Monopoly, Spawn of Satan

April 29, 2002 review

Happy families with young kids can oft be found around the table, enjoying one of the fine, fun games available at your local department store. But I always found it interesting that Monopoly is a popular staple of this setting, despite the fact that everyone hates playing it.

Let me start this article by pointing out two facts:

  1. I realize there’s a difference between games played for fun and games played for challenge. Just in case you start wondering.
  2. I hate dice.

The flaws of Monopoly expose themselves gradually during play, but they begin immediately. As soon as play begins, the first element of hate occurs:

flaw one: the car.
I always got to be the car because I was the kid and because I had a, um, peculiar temper. But I eventually realized that my desire to control the car wasn’t mine alone: it was universal. Everyone wants to be the car. Because, what else is there? A thimble? And if players are equally stubborn, then tensions are destined to rise before the game even starts.

Similarly, there’s the matter of who will be banker. This job will almost naturally go to whomever has the best math skills and, more importantly, whomever can be trusted most.

Money’s given out, cards shuffled, tokens placed on Go. And then…

flaw two: the dice.
Dice are evil devices, conjured to spread hate and depression throughout the land. I know no good use for dice, and far, far too many games depend on the roll of the dice to add an element of “fun” to the play. I won’t go into too much detail on dice, since I’m sure I’ll have an article specifically on them. But as far as Monopoly goes, dice seem to be necessary because the game itself is ridiculously boring.

I’m a little biased, as my family instated “safe” rules. Most important was the rule that made a color block off-limits once any one of that color was bought. And thus we have an example of:

flaw three: house rules.
No one plays Monopoly the same way. Which is fine for families and such, but when you – for whatever masochistic reason – decide to play with friends, be prepared to battle over what rules you will play by. This happens all the time. Recently, I had this problem playing friggin’ War! (Also known to some as “I Declare War”.) These kinds of things could be avoided more often if people would read the damn rules! I don’t think the rules to Monopoly have been read since March 1958.

So, what happens? People land on random spaces, buy or pay rent, randomly get thrown in jail, win random beauty contests, and, depending on house rules, randomly gain the Holy Grail of money piles, universally known as “the pot”.

There is no strategy.

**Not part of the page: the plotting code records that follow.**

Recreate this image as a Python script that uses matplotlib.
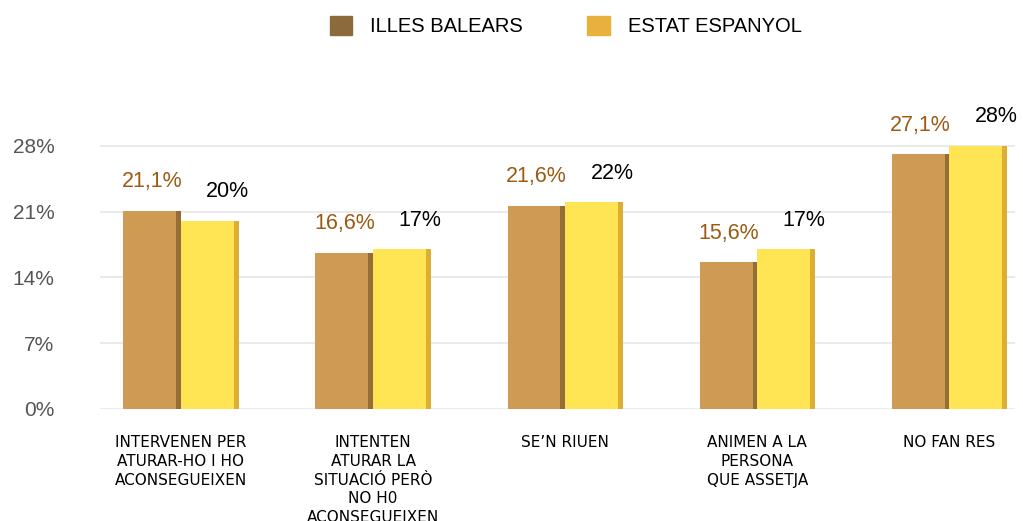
import matplotlib
matplotlib.use("Agg")
import matplotlib.pyplot as plt
from matplotlib.patches import Patch
import numpy as np

categories = [
    "INTERVENEN PER\nATURAR-HO I HO\nACONSEGUEIXEN",
    "INTENTEN\nATURAR LA\nSITUACIÓ PERÒ\nNO H0\nACONSEGUEIXEN",
    "SE\u2019N RIUEN",
    "ANIMEN A LA\nPERSONA\nQUE ASSETJA",
    "NO FAN RES",
]
illes_balears = [21.1, 16.6, 21.6, 15.6, 27.1]
estat_espanyol = [20, 17, 22, 17, 28]
ib_labels = ["21,1%", "16,6%", "21,6%", "15,6%", "27,1%"]
es_labels = ["20%", "17%", "22%", "17%", "28%"]
yticks = [0, 7, 14, 21, 28]
series_names = ["ILLES BALEARS", "ESTAT ESPANYOL"]

plt.rcParams['font.family'] = ['DejaVu Sans']

fig = plt.figure(figsize=(10.23, 5.21), dpi=100)
ax = fig.add_axes([0.098, 0.215, 0.894, 0.595])

x = np.arange(len(categories))
w = 0.30
ib_col, ib_dark = "#CF9A53", "#8A6633"
es_col, es_dark = "#FFE553", "#D9A42E"

ax.bar(x - w / 2, illes_balears, width=w, color=ib_col, zorder=2)
ax.bar(x + w / 2, estat_espanyol, width=w, color=es_col, zorder=2)
# 3D-like shaded right edges
sw = 0.025
ax.bar(x - sw / 2, illes_balears, width=sw, color=ib_dark, alpha=0.85, zorder=3)
ax.bar(x + w - sw / 2, estat_espanyol, width=sw, color=es_dark, alpha=0.85, zorder=3)

for xi, v, lab in zip(x, illes_balears, ib_labels):
    ax.annotate(lab, (xi - w / 2, v), xytext=(0, 21), textcoords="offset points",
                ha="center", va="center", color="#9C5A12", fontsize=15.5,
                family="Liberation Sans")
for xi, v, lab in zip(x, estat_espanyol, es_labels):
    ax.annotate(lab, (xi + w / 2, v), xytext=(13, 21), textcoords="offset points",
                ha="center", va="center", color="black", fontsize=15.5,
                family="Liberation Sans")

ax.set_ylim(0, 33)
ax.set_xlim(-0.42, 4.34)
ax.set_yticks(yticks)
ax.set_yticklabels([f"{t}%" for t in yticks], fontsize=15, color="#555555",
                   family="Liberation Sans")
ax.tick_params(axis="y", length=0, pad=33)
ax.set_xticks([])
ax.grid(axis="y", color="#E6E6E6", linewidth=1.2, zorder=0)
for s in ax.spines.values():
    s.set_visible(False)

for xi, cat in zip(x, categories):
    ax.annotate(cat, (xi, 0), xytext=(0, -19), textcoords="offset points",
                ha="center", va="top", fontsize=11, linespacing=1.3,
                color="black", annotation_clip=False)

handles = [Patch(color="#8C6A3C"), Patch(color="#E8B03C")]
fig.legend(handles, series_names, loc="center", bbox_to_anchor=(0.553, 0.95),
           ncol=2, frameon=False, handlelength=1.1, handleheight=1.1,
           handletextpad=0.9, columnspacing=3.2,
           prop={"family": "Liberation Sans", "size": 14.5})

fig.savefig("out.png", dpi=100)
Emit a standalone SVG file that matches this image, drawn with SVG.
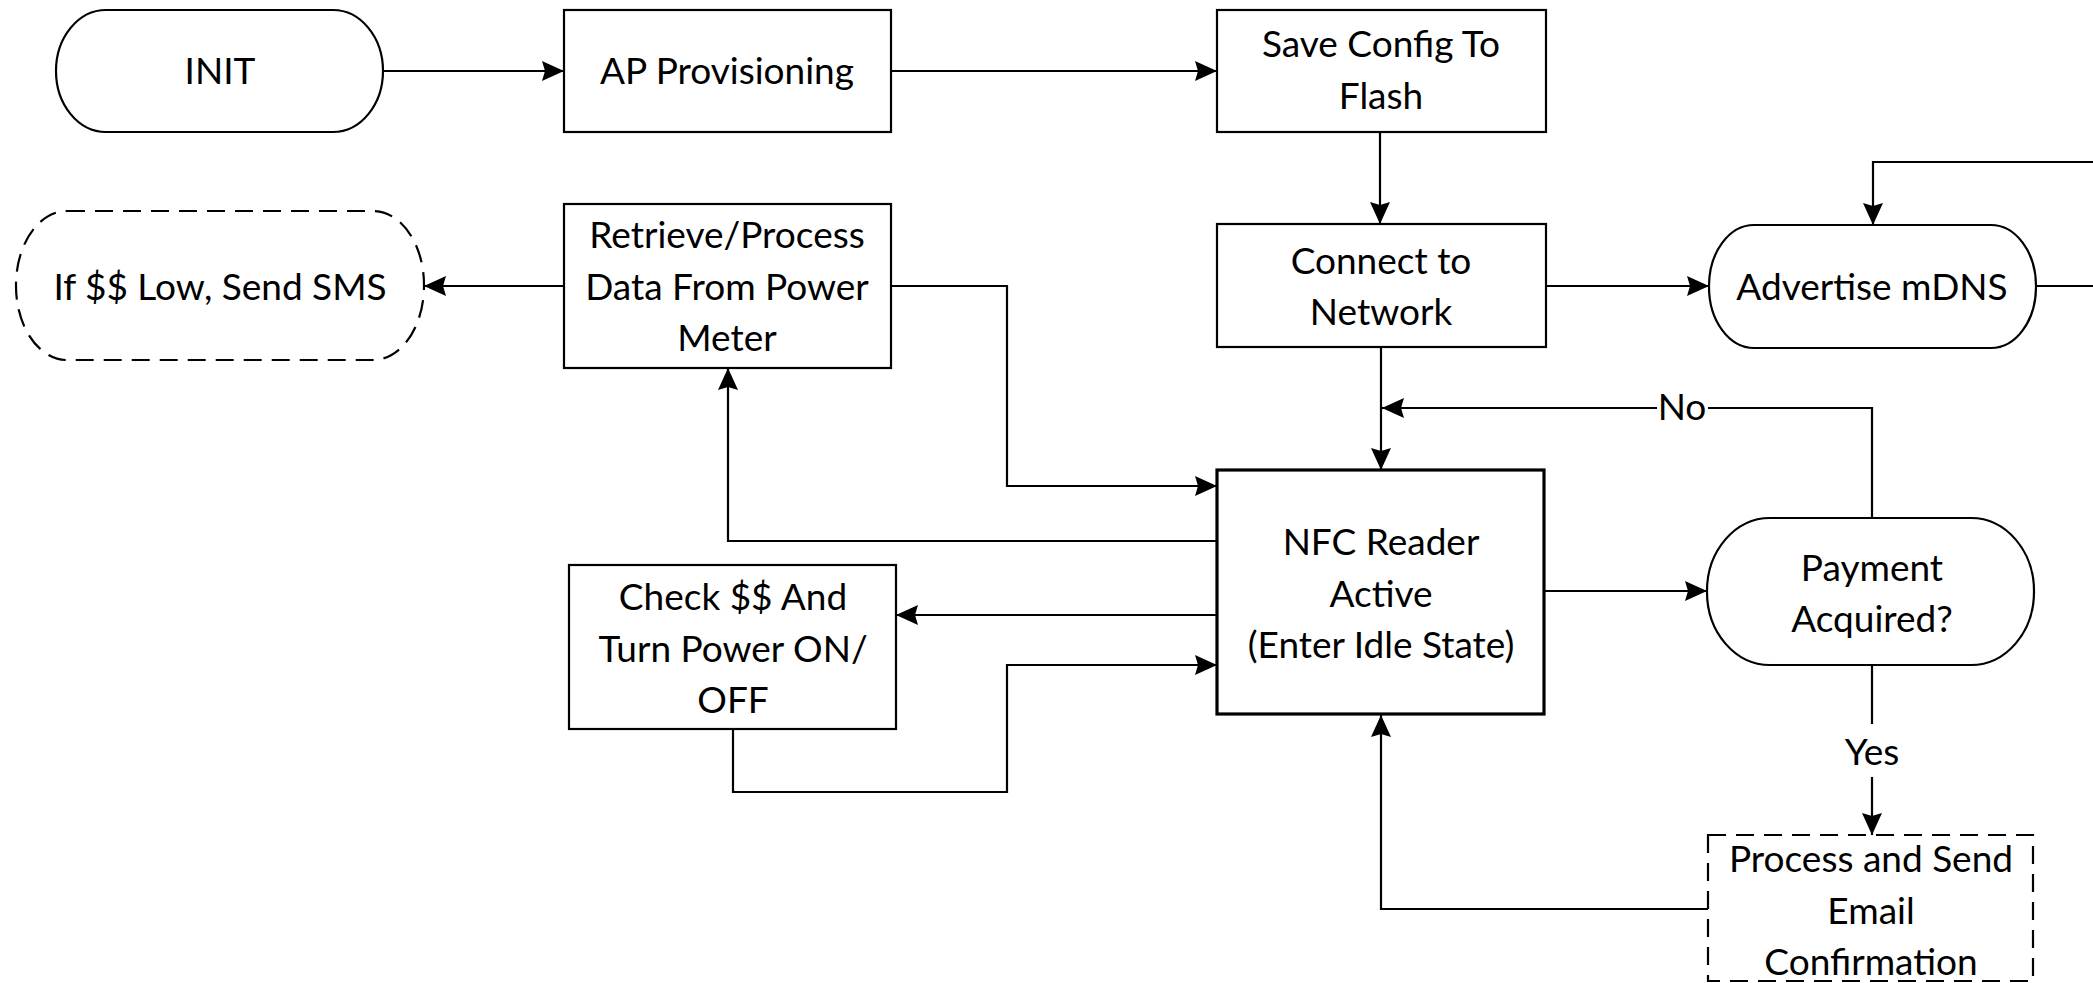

Players have no control over their destinies. The game builds up during the first two or three trips around the block, goes into a balance-of-power lull until someone owns Boardwalk, and settles into the slow, agonizing defeat of the less fortunate players who hand their money over to the player who owns every plastic hotel in the box, including a few pennies as placeholders. That player leaves the game with the warm, fuzzy glow of capitalistic success. The others have learned to hate the winner, plotting opportunities to spit in his or her drink.

The greatest flaw with Monopoly is that it doesn’t offer players any control over the game, except one: buy or don’t buy? And quite simply, if you don’t buy, you get screwed, so there really is no question.

Inevitably, despite any honest attempts at having fun via watching your friends drain their money by paying repair costs, it just leads to frustration, despair, and the chance that the precious car will be sent flying across the room.

If you own Monopoly, you have only one hope for peace: exorcism.